May. 31st, 2004

hmmmmmmm

May. 31st, 2004 06:30 pm
I guess everyone is out having memorial day fun. *sniff*


I'm just lonely, and increasingly concerned that those feelings will only intensify once I move.

It's hard because, no matter how unhappy I was in Oak Hill, I always had the specter of some place else to look forward to. Now, I don't have that luxury.


I am a little disturbed at the amount of tv shows devoted to "making over" people. i watched a couple episodes of "What Not To Wear" today, and the last one bothered me. The woman left the show more self-conscious of her body and it's flaws than she was before. There was nothing wrong with how she looked before. grrr.


other news: polish sausage with peppers and onions is on the docket for supper. yum.

it's late

May. 31st, 2004 11:46 pm
i need to go to bed, but sleep is escaping me.

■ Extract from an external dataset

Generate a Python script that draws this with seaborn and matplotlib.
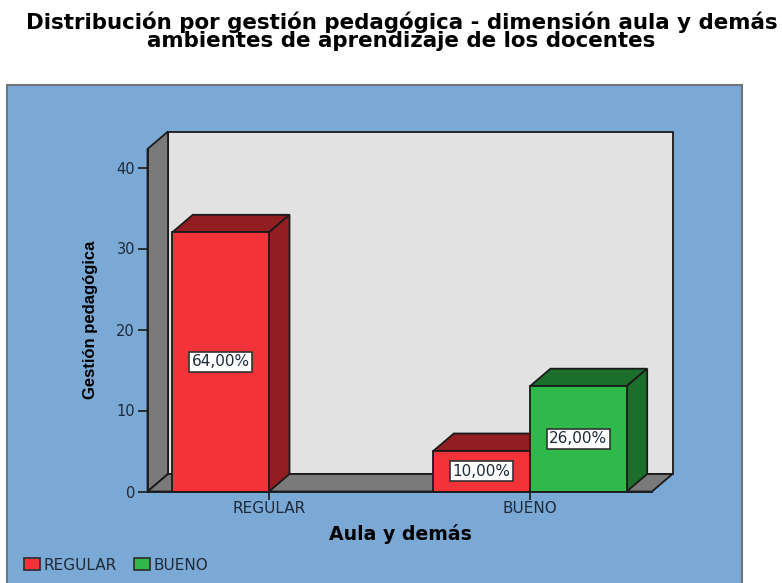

i have so much running through my head right now. i feel like i never slow down. i'm going back to the pride band. jennifer is right, i need to meet people. i decided this weekend that i need to quit assuming she is being mean spirited when she says things like "you need to get out and meet more people." that voice in my head says "see, she means- meet other people so i dont' have to hang out with you." when the more rational part of me realizes she could very well just be caring about me. i need to quit listening to that voice so much.


well, i must try sleep. work will come early.